This is a description of the more common translations and paraphrases of the Bible.
21st Century King James Version (NT, Psalms, Proverbs, and Ecclesiates, 1992; OT, 1994)
This update of the KJV follows modern spelling, capitalization and paragraphing practices. No words are changed for gender-neutral language and no passages have been omitted from the text.
American Standard Version (1901)
This word-for-word translation was the work of the American committee which had consulted on the English Revised Version (1885), which was itself a revision of the King James Version
Amplified Bible(NT, 1958; OT, 1964, revised 1987)
A translation which is really a mini-commentary, the Amplified Bible features a system of verse-end alternate translations and comments to different shades of meaning in the original languages.
Contemporary English Version (NT, 1991; 07, 1995)
A version which avoids complicated language, obscure vocabulary and difficult sentence structure to produce a transalation understandable to a wide variety of modern readers.
God's Word (NT, 1988; OT 1995)
This revision utilizes the translation process employed by global mission organizations for translating the Bible into new foreign languages. The goal is to express the meaning of what appears in the forms of the original biblical languages into those expressing essentially the same meaning in modern English.
King James Version (1611)
Also called the Authorized Version, this translation is still recognized for the beauty of its language which dates from the time of William Shakespeare.
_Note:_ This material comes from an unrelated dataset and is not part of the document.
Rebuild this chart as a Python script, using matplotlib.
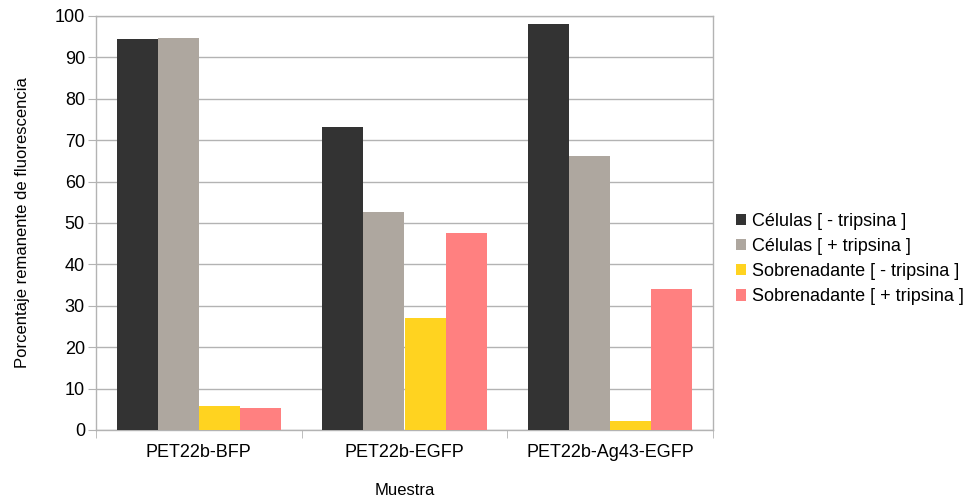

Living Bible (NT, 1962; OT, 1971)
This paraphrase of the American Standard Version was an attempt by Kenneth L. Taylor to put the Bible in a language his children could understand. It is useful for introducing the Bible to people who are unfamiliar with it. A revision of the Living Bible is scheduled for publication in the mid-1990s.
The Message (NT, 1993; Psalms 1994)
Pastor and biblical scholar Eugene H. Peterson's aim in developing this contemporary language version is to transfer the "informal and earthly flavor of the Greek into rhythms and idion of everyday English".
Moffat Bible (1926, revised in 1935)
James Moffat's modern speech translation features some text rearrangement according to his understanding of biblical chronology and many Anglicisms.
New American Standard (NT, 1963; whole Bible, 1971)
The New American Standard was an attempt to revive the popularity of the American Standard Version, although its use of comtemporary English often required a departure from the word-for-word literalness of the ASV.
New Century Version (NT, 1978; OT, 1986)
A conservative evangelical translation geared to a third-grade reading level.
New International Version (NT, 1973; OT, 1978)
Called "international" because it is transdenominational and contains the work of many scholars from many English-speaking nations, the NIV is a straight-forward translation in contemporary English.
New International Reader's Version (1996)
This version is based on the New International Version but substitutes shorter, easier words for long words and breaks long sentences into shorter ones.
New Jerusalem Bible (1985)
An update of the Jerusalem Bible with revised footnotes and more dignified language which is based on the French Bible de Jerusalem (1956). This Roman Catholic Bible is noted for its fine literary style, and is used across denominational lines.
New King James Version (1982)
This Bible is intended to update the language of the King James Version, while preserving its basic literary structure.
New Living Translation (1996)
Tyndale formed a team of 90 Bible scholars who worked for seven years carefully comparing each verse of the Living Bible with the Greek and Hebrew Scriptures. the result is a Bible translation that is accurate and easy to understand.
New Revised Standard (1990)
This updated Revised Standard Version incorporates changes resulting from archaeological and textual discoveries made in recent decades.
J.B. Phillips's New Testament in Modern English (1958, revised in 1972)
Cast in striking modern British English, this translation uses phrase-by-phrase equivalents.
Revised Standard Version (NT, 1946 and 1971; OT, 1952)
A revision of the American Standard Version (1901), the RSV was intended to preserve the best of that version while incorporating modern English.
Today's English Version (NT, 1966; OT, 1974; revised 1993)
A thought-for-thought translation theory called "dynamic equivalence" was used for this version. it uses common English throughout, and modern idions are sometimes substituted for ancient ones in the interest of clarity.